Exercise aim:
Leaving out every picture, quote the data below exactly as it appears.
---------- Data segment ----------
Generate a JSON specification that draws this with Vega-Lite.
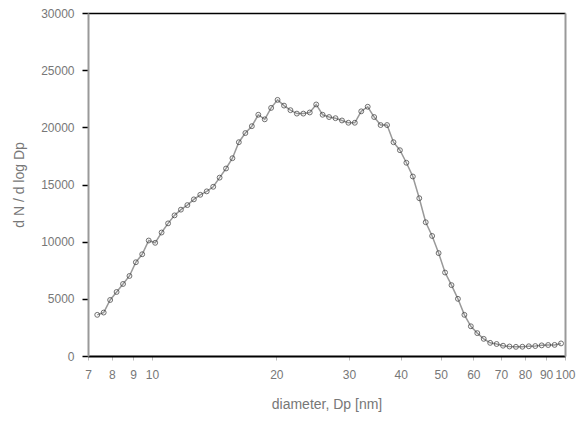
{
  "$schema": "https://vega.github.io/schema/vega-lite/v6.json",
  "autosize": "none",
  "width": 477,
  "height": 343,
  "padding": {"left": 88, "top": 13, "right": 12, "bottom": 67},
  "background": "white",
  "config": {
    "view": {"stroke": null},
    "font": "Liberation Sans",
    "axis": {"grid": false, "labelFont": "Liberation Sans", "titleFont": "Liberation Sans", "labelColor": "#777", "titleColor": "#777", "titleFontWeight": "normal"}
  },
  "data": {"values": [
    {"d": 7.37, "n": 3600}, {"d": 7.64, "n": 3800}, {"d": 7.92, "n": 4900}, {"d": 8.21, "n": 5600},
    {"d": 8.51, "n": 6300}, {"d": 8.82, "n": 7000}, {"d": 9.14, "n": 8200}, {"d": 9.47, "n": 8900},
    {"d": 9.82, "n": 10100}, {"d": 10.18, "n": 9900}, {"d": 10.55, "n": 10800}, {"d": 10.94, "n": 11600},
    {"d": 11.34, "n": 12300}, {"d": 11.75, "n": 12800}, {"d": 12.18, "n": 13200}, {"d": 12.63, "n": 13700},
    {"d": 13.09, "n": 14100}, {"d": 13.57, "n": 14400}, {"d": 14.07, "n": 14800}, {"d": 14.58, "n": 15600},
    {"d": 15.11, "n": 16400}, {"d": 15.66, "n": 17300}, {"d": 16.23, "n": 18700}, {"d": 16.83, "n": 19500},
    {"d": 17.45, "n": 20100}, {"d": 18.09, "n": 21100}, {"d": 18.75, "n": 20700}, {"d": 19.43, "n": 21700},
    {"d": 20.14, "n": 22400}, {"d": 20.88, "n": 21900}, {"d": 21.64, "n": 21500}, {"d": 22.43, "n": 21200},
    {"d": 23.25, "n": 21200}, {"d": 24.10, "n": 21300}, {"d": 24.98, "n": 22000}, {"d": 25.89, "n": 21100},
    {"d": 26.84, "n": 20900}, {"d": 27.82, "n": 20800}, {"d": 28.84, "n": 20600}, {"d": 29.89, "n": 20400},
    {"d": 30.98, "n": 20400}, {"d": 32.11, "n": 21400}, {"d": 33.29, "n": 21800}, {"d": 34.51, "n": 20900},
    {"d": 35.77, "n": 20200}, {"d": 37.08, "n": 20200}, {"d": 38.44, "n": 18700}, {"d": 39.84, "n": 18000},
    {"d": 41.30, "n": 16900}, {"d": 42.81, "n": 15700}, {"d": 44.38, "n": 13800}, {"d": 46.00, "n": 11700},
    {"d": 47.68, "n": 10500}, {"d": 49.43, "n": 9000}, {"d": 51.24, "n": 7300}, {"d": 53.11, "n": 6200},
    {"d": 55.05, "n": 5000}, {"d": 57.07, "n": 3600}, {"d": 59.16, "n": 2600}, {"d": 61.32, "n": 2000},
    {"d": 63.56, "n": 1500}, {"d": 65.89, "n": 1150}, {"d": 68.30, "n": 1050}, {"d": 70.80, "n": 900},
    {"d": 73.39, "n": 830}, {"d": 76.07, "n": 800}, {"d": 78.85, "n": 810}, {"d": 81.74, "n": 850},
    {"d": 84.73, "n": 870}, {"d": 87.83, "n": 930}, {"d": 91.04, "n": 960}, {"d": 94.37, "n": 970},
    {"d": 97.82, "n": 1100}
  ]},
  "layer": [
    {
      "mark": {"type": "line", "color": "#999", "strokeWidth": 1.5},
      "encoding": {
        "x": {"field": "d", "type": "quantitative",
          "scale": {"type": "log", "domain": [7, 100], "nice": false},
          "axis": {"orient": "bottom", "title": "diameter, Dp [nm]", "values": [7, 8, 9, 10, 20, 30, 40, 50, 60, 70, 80, 90, 100], "format": "d",
            "domainColor": "black", "domainWidth": 2, "tickColor": "#bbb", "tickSize": 4, "labelPadding": 9, "labelFontSize": 12,
            "titleFontSize": 14, "titlePadding": 17, "labelFlush": false, "labelOverlap": false}},
        "y": {"field": "n", "type": "quantitative",
          "scale": {"domain": [0, 30000], "nice": false},
          "axis": {"orient": "left", "title": "d N / d log Dp", "values": [0, 5000, 10000, 15000, 20000, 25000, 30000], "format": "d",
            "domainColor": "#999", "domainWidth": 2, "tickColor": "black", "tickSize": 6, "tickWidth": 1.5, "labelPadding": 8, "labelFontSize": 12,
            "titleFontSize": 14, "titlePadding": 14}}
      }
    },
    {
      "mark": {"type": "point", "filled": false, "color": "#333", "size": 24, "strokeWidth": 1},
      "encoding": {
        "x": {"field": "d", "type": "quantitative",
          "scale": {"type": "log", "domain": [7, 100], "nice": false},
          "axis": {"orient": "top", "title": null, "labels": false, "ticks": false, "domainColor": "black", "domainWidth": 1.5}},
        "y": {"field": "n", "type": "quantitative",
          "scale": {"domain": [0, 30000], "nice": false},
          "axis": {"orient": "right", "title": null, "labels": false, "ticks": false, "domainColor": "#999", "domainWidth": 2}}
      }
    }
  ],
  "resolve": {"axis": {"x": "independent", "y": "independent"}}
}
----------
Task output:
Generate a JSON specification that draws this with Vega-Lite.
{
  "$schema": "https://vega.github.io/schema/vega-lite/v6.json",
  "autosize": "none",
  "width": 477,
  "height": 343,
  "padding": {"left": 88, "top": 13, "right": 12, "bottom": 67},
  "background": "white",
  "config": {
    "view": {"stroke": null},
    "font": "Liberation Sans",
    "axis": {"grid": false, "labelFont": "Liberation Sans", "titleFont": "Liberation Sans", "labelColor": "#777", "titleColor": "#777", "titleFontWeight": "normal"}
  },
  "data": {"values": [
    {"d": 7.37, "n": 3600}, {"d": 7.64, "n": 3800}, {"d": 7.92, "n": 4900}, {"d": 8.21, "n": 5600},
    {"d": 8.51, "n": 6300}, {"d": 8.82, "n": 7000}, {"d": 9.14, "n": 8200}, {"d": 9.47, "n": 8900},
    {"d": 9.82, "n": 10100}, {"d": 10.18, "n": 9900}, {"d": 10.55, "n": 10800}, {"d": 10.94, "n": 11600},
    {"d": 11.34, "n": 12300}, {"d": 11.75, "n": 12800}, {"d": 12.18, "n": 13200}, {"d": 12.63, "n": 13700},
    {"d": 13.09, "n": 14100}, {"d": 13.57, "n": 14400}, {"d": 14.07, "n": 14800}, {"d": 14.58, "n": 15600},
    {"d": 15.11, "n": 16400}, {"d": 15.66, "n": 17300}, {"d": 16.23, "n": 18700}, {"d": 16.83, "n": 19500},
    {"d": 17.45, "n": 20100}, {"d": 18.09, "n": 21100}, {"d": 18.75, "n": 20700}, {"d": 19.43, "n": 21700},
    {"d": 20.14, "n": 22400}, {"d": 20.88, "n": 21900}, {"d": 21.64, "n": 21500}, {"d": 22.43, "n": 21200},
    {"d": 23.25, "n": 21200}, {"d": 24.10, "n": 21300}, {"d": 24.98, "n": 22000}, {"d": 25.89, "n": 21100},
    {"d": 26.84, "n": 20900}, {"d": 27.82, "n": 20800}, {"d": 28.84, "n": 20600}, {"d": 29.89, "n": 20400},
    {"d": 30.98, "n": 20400}, {"d": 32.11, "n": 21400}, {"d": 33.29, "n": 21800}, {"d": 34.51, "n": 20900},
    {"d": 35.77, "n": 20200}, {"d": 37.08, "n": 20200}, {"d": 38.44, "n": 18700}, {"d": 39.84, "n": 18000},
    {"d": 41.30, "n": 16900}, {"d": 42.81, "n": 15700}, {"d": 44.38, "n": 13800}, {"d": 46.00, "n": 11700},
    {"d": 47.68, "n": 10500}, {"d": 49.43, "n": 9000}, {"d": 51.24, "n": 7300}, {"d": 53.11, "n": 6200},
    {"d": 55.05, "n": 5000}, {"d": 57.07, "n": 3600}, {"d": 59.16, "n": 2600}, {"d": 61.32, "n": 2000},
    {"d": 63.56, "n": 1500}, {"d": 65.89, "n": 1150}, {"d": 68.30, "n": 1050}, {"d": 70.80, "n": 900},
    {"d": 73.39, "n": 830}, {"d": 76.07, "n": 800}, {"d": 78.85, "n": 810}, {"d": 81.74, "n": 850},
    {"d": 84.73, "n": 870}, {"d": 87.83, "n": 930}, {"d": 91.04, "n": 960}, {"d": 94.37, "n": 970},
    {"d": 97.82, "n": 1100}
  ]},
  "layer": [
    {
      "mark": {"type": "line", "color": "#999", "strokeWidth": 1.5},
      "encoding": {
        "x": {"field": "d", "type": "quantitative",
          "scale": {"type": "log", "domain": [7, 100], "nice": false},
          "axis": {"orient": "bottom", "title": "diameter, Dp [nm]", "values": [7, 8, 9, 10, 20, 30, 40, 50, 60, 70, 80, 90, 100], "format": "d",
            "domainColor": "black", "domainWidth": 2, "tickColor": "#bbb", "tickSize": 4, "labelPadding": 9, "labelFontSize": 12,
            "titleFontSize": 14, "titlePadding": 17, "labelFlush": false, "labelOverlap": false}},
        "y": {"field": "n", "type": "quantitative",
          "scale": {"domain": [0, 30000], "nice": false},
          "axis": {"orient": "left", "title": "d N / d log Dp", "values": [0, 5000, 10000, 15000, 20000, 25000, 30000], "format": "d",
            "domainColor": "#999", "domainWidth": 2, "tickColor": "black", "tickSize": 6, "tickWidth": 1.5, "labelPadding": 8, "labelFontSize": 12,
            "titleFontSize": 14, "titlePadding": 14}}
      }
    },
    {
      "mark": {"type": "point", "filled": false, "color": "#333", "size": 24, "strokeWidth": 1},
      "encoding": {
        "x": {"field": "d", "type": "quantitative",
          "scale": {"type": "log", "domain": [7, 100], "nice": false},
          "axis": {"orient": "top", "title": null, "labels": false, "ticks": false, "domainColor": "black", "domainWidth": 1.5}},
        "y": {"field": "n", "type": "quantitative",
          "scale": {"domain": [0, 30000], "nice": false},
          "axis": {"orient": "right", "title": null, "labels": false, "ticks": false, "domainColor": "#999", "domainWidth": 2}}
      }
    }
  ],
  "resolve": {"axis": {"x": "independent", "y": "independent"}}
}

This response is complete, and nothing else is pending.